AIM: Starting at the first line of the listing below, repeat each line exactly until the line containing "const GRID = '#b9b9e8';", which you include. Leave out pictures.

SUPPLIED MATERIAL:
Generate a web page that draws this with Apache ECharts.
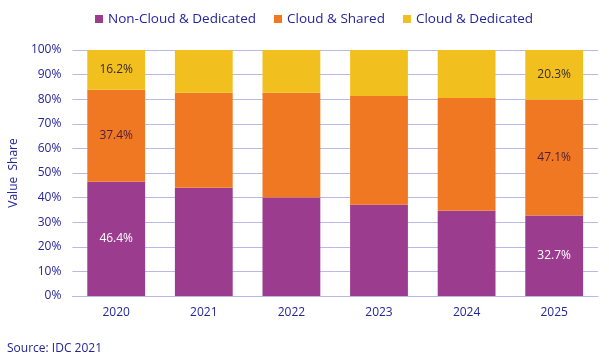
<!DOCTYPE html>
<html>
<head>
<meta charset="utf-8">
<script src="https://cdn.jsdelivr.net/npm/echarts@6/dist/echarts.min.js"></script>
<style>html,body{margin:0;padding:0;background:#fff}#c{width:609px;height:358px}</style>
</head>
<body>
<div id="c"></div>
<script>
const categories = ['2020', '2021', '2022', '2023', '2024', '2025'];
const nonCloudDedicated = [46.4, 44.0, 40.0, 37.1, 34.7, 32.7];
const cloudShared = [37.4, 38.6, 42.6, 44.2, 45.8, 47.1];
const cloudDedicated = [16.2, 17.4, 17.4, 18.7, 19.5, 20.3];
const labeledIndices = [0, 5];
const seriesNames = ['Non-Cloud & Dedicated', 'Cloud & Shared', 'Cloud & Dedicated'];

const FONT = 'Open Sans';
const NAVY = '#25259a';
const GRID = '#b9b9e8';

function mk(values, labelColor) {
  return values.map((v, i) => ({
    value: v,
    label: { show: labeledIndices.includes(i), color: labelColor }
  }));
}

const chart = echarts.init(document.getElementById('c'), null, { renderer: 'canvas' });
chart.setOption({
  animation: false,
  color: ['#9b3c8f', '#f07822', '#f2c01e'],
  textStyle: { fontFamily: FONT },
  title: {
    text: 'Source: IDC 2021',
    left: 2, top: 338,
    textStyle: { fontFamily: FONT, fontSize: 12, fontWeight: 'normal', color: NAVY }
  },
  legend: {
    top: 7, left: 90,
    itemWidth: 8, itemHeight: 8, itemGap: 18,
    icon: 'rect',
    textStyle: { fontFamily: FONT, fontSize: 13.5, color: NAVY, padding: [0, 0, 0, 0] },
    data: seriesNames
  },
  grid: { left: 69, right: 11, top: 50, bottom: 62 },
  xAxis: {
    type: 'category',
    data: categories,
    axisLine: { lineStyle: { color: GRID } },
    axisTick: { show: false },
    axisLabel: { color: NAVY, fontSize: 12, margin: 11, fontFamily: FONT }
  },
  yAxis: {
    type: 'value', min: 0, max: 100, interval: 10,
    name: 'Value  Share',
    nameLocation: 'middle', nameGap: 49,
    nameTextStyle: { color: NAVY, fontSize: 12, fontFamily: FONT },
    axisLine: { show: false },
    axisTick: { show: false },
    splitLine: { lineStyle: { color: GRID } },
    axisLabel: { color: NAVY, fontSize: 12, margin: 11, formatter: '{value}%', fontFamily: FONT }
  },
  series: [
    { name: seriesNames[0], type: 'bar', stack: 's', barCategoryGap: '34%', data: mk(nonCloudDedicated, '#ffffff'),
      label: { position: 'inside', formatter: '{c}%', fontSize: 12, fontFamily: FONT } },
    { name: seriesNames[1], type: 'bar', stack: 's', data: mk(cloudShared, '#4a1f3c'),
      label: { position: 'inside', formatter: '{c}%', fontSize: 12, fontFamily: FONT } },
    { name: seriesNames[2], type: 'bar', stack: 's', data: mk(cloudDedicated, '#3a2a2a'),
      label: { position: 'inside', formatter: '{c}%', fontSize: 12, fontFamily: FONT } }
  ]
});
</script>
</body>
</html>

EXERCISE RESPONSE:
Generate a web page that draws this with Apache ECharts.
<!DOCTYPE html>
<html>
<head>
<meta charset="utf-8">
<script src="https://cdn.jsdelivr.net/npm/echarts@6/dist/echarts.min.js"></script>
<style>html,body{margin:0;padding:0;background:#fff}#c{width:609px;height:358px}</style>
</head>
<body>
<div id="c"></div>
<script>
const categories = ['2020', '2021', '2022', '2023', '2024', '2025'];
const nonCloudDedicated = [46.4, 44.0, 40.0, 37.1, 34.7, 32.7];
const cloudShared = [37.4, 38.6, 42.6, 44.2, 45.8, 47.1];
const cloudDedicated = [16.2, 17.4, 17.4, 18.7, 19.5, 20.3];
const labeledIndices = [0, 5];
const seriesNames = ['Non-Cloud & Dedicated', 'Cloud & Shared', 'Cloud & Dedicated'];

const FONT = 'Open Sans';
const NAVY = '#25259a';
const GRID = '#b9b9e8';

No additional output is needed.